_Dataset extract_
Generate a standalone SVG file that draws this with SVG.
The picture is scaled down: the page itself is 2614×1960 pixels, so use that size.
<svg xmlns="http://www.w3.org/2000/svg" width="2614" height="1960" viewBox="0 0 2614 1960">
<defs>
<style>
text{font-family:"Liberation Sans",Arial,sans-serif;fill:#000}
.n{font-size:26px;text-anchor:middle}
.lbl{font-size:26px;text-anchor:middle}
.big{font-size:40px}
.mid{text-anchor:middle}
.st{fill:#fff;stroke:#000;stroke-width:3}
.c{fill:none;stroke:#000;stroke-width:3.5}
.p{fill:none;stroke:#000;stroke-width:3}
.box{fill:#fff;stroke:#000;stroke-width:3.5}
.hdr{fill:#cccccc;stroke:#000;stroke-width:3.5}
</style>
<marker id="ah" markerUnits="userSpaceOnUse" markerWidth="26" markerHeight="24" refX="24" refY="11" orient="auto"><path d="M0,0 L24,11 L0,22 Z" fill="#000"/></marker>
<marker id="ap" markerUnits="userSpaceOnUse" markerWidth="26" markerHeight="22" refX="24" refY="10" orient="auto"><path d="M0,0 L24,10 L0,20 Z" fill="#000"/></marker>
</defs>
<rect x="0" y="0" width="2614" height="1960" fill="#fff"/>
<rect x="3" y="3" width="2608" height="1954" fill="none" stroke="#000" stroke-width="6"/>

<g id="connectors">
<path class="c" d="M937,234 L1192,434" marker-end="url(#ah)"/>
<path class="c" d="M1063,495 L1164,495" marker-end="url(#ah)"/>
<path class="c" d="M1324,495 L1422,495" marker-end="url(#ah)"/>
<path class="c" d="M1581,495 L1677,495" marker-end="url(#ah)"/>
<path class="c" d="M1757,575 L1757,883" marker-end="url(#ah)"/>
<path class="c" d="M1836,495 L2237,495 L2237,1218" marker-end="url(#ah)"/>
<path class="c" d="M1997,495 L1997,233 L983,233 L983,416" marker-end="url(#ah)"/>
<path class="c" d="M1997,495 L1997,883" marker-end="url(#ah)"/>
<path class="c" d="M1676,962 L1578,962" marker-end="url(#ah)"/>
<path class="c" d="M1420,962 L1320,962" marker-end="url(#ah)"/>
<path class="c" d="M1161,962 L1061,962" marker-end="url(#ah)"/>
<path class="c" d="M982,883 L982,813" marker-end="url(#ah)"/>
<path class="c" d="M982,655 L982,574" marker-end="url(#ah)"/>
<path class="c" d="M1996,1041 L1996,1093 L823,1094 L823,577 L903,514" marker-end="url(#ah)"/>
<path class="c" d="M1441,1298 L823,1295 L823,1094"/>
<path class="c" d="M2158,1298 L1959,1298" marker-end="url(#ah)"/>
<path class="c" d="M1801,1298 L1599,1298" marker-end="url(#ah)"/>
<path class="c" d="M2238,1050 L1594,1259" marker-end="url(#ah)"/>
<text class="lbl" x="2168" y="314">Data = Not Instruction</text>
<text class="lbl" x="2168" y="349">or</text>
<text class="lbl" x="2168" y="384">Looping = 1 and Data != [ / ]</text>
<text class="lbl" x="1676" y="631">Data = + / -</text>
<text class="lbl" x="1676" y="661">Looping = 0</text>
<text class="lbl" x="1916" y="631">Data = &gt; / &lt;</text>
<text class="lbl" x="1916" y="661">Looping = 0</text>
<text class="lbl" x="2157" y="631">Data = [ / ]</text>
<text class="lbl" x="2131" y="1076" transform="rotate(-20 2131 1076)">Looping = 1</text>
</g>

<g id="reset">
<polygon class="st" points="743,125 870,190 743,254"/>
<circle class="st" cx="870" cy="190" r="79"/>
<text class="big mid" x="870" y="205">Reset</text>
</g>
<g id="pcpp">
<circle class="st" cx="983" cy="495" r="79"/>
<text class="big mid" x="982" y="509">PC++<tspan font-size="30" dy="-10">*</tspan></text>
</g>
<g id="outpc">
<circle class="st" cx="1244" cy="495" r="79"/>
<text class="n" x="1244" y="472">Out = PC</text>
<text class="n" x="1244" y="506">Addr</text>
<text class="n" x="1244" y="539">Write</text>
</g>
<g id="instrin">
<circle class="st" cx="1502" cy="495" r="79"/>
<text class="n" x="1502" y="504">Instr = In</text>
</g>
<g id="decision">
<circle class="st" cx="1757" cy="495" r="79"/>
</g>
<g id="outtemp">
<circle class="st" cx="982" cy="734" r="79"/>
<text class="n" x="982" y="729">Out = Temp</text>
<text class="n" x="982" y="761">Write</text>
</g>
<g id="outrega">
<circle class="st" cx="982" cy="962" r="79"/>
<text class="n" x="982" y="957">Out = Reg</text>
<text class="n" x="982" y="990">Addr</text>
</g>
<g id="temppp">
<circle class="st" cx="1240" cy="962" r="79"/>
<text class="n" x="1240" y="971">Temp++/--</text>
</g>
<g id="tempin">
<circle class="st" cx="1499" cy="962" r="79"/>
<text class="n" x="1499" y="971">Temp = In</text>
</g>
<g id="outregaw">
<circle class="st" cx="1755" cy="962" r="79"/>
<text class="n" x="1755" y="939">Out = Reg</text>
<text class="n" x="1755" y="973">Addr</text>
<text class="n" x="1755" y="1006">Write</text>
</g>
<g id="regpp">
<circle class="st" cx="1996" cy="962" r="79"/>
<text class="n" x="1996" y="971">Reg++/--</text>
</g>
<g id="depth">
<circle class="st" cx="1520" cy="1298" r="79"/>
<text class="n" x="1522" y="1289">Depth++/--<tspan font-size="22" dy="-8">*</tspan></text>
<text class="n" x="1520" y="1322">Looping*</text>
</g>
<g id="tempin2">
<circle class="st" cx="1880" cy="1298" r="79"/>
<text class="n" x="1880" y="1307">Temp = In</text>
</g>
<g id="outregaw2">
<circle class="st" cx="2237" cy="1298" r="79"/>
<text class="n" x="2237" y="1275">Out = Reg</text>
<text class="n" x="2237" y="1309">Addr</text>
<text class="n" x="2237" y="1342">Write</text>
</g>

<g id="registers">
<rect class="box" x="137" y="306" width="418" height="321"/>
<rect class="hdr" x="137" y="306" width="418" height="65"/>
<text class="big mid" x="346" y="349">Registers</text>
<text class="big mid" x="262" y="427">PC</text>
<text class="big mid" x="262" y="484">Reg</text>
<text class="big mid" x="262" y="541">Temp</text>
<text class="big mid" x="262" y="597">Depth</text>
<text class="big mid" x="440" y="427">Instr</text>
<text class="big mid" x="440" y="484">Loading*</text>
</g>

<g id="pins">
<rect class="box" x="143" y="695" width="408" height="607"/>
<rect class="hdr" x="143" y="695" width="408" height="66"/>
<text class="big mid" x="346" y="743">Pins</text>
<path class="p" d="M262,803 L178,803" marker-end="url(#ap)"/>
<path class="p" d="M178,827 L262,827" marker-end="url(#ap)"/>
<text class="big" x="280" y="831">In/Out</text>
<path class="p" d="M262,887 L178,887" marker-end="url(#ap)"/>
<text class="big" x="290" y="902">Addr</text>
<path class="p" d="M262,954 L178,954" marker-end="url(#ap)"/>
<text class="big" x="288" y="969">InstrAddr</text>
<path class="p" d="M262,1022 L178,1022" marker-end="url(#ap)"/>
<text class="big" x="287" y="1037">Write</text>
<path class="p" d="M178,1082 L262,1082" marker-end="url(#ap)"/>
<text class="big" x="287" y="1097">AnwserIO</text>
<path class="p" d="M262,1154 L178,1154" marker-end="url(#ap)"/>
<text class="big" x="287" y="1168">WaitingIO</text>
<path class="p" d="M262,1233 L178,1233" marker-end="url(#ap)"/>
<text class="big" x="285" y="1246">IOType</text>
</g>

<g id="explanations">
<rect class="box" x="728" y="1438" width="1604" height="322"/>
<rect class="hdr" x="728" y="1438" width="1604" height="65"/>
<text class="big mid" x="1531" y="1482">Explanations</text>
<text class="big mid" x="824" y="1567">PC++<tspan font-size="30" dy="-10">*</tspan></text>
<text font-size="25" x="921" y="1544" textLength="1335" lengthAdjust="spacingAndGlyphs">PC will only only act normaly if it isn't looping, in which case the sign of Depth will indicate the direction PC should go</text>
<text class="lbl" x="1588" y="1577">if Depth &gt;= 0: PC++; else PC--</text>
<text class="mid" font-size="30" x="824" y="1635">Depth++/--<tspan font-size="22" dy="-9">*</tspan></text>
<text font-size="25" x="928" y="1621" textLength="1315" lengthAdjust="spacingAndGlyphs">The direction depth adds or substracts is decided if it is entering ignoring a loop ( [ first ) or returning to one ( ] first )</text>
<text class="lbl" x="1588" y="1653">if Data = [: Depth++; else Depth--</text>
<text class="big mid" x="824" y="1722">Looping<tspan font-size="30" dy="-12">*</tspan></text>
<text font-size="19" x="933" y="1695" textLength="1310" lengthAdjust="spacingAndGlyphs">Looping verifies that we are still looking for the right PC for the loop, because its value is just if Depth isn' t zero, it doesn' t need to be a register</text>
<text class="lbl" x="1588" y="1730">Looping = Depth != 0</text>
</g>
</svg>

_Exercise directions_
Of the lines in this data, how many contain "that"? Reply with only the number.

_Answer_
3